Longevity noodles symbolize long life and are a popular dish to serve at birthdays or Chinese New Year celebrations.
In this dish egg noodles are stir-fried with shitake mushrooms, garlic chives and spring onions.
Longevity noodles can be found at Asian grocery stores and are usually labeled as "dried, thin egg noodles".
- Dried, thin egg noodles
- 20 fresh shitake mushrooms, stemmed and sliced
- 1/4 cup of canola oil
- 1 inch of ginger thinly sliced
- 2 cloves of garlic, thinly sliced
- 1/2 cup of roughly chopped garlic chives
- 3 spring onions, sliced
- 1 Tbsp Chinese red vinegar
- 1 tsp of sesame oil
- 1 1/2 Tbsp of light soy sauce
- 1 Tbsp of oyster sauce
- 1 tsp cornstarch
- 1 cup of warm water
- Special equipment: A wok and chopsticks
- Cook noodles in boiling water for 1 minute or until tender. Drain and set aside.

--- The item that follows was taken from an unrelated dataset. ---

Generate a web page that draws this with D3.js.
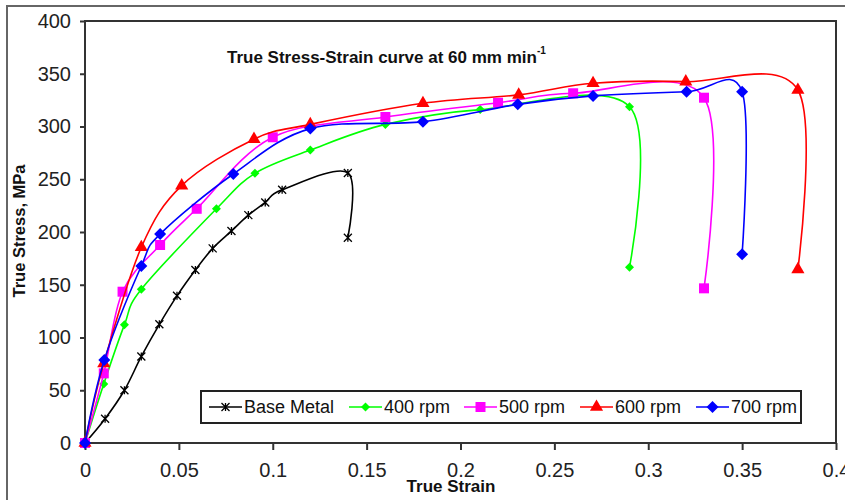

- In a small bowl mix together the Chinese vinegar, sesame oil, soy sauce, oyster sauce and cornstarch. Mix well to combine sauce. Set aside.
- Heat canola oil in a wok over a medium heat. Add the ginger and garlic and fry for 30 seconds. Next add the shitakes, garlic chives and spring onions. Fry for another 30 seconds then add the sauce. Stir well to combine then add 1 cup of warm water. Let the mixture bubble for about 2 minutes then add the cooked noodles.
- Use chopsticks to toss the noodles in the wok. Toss them well to coat them in the sauce and mix through the mushrooms, chives and spring onions. Let the noodles cook for another minute or two and then serve.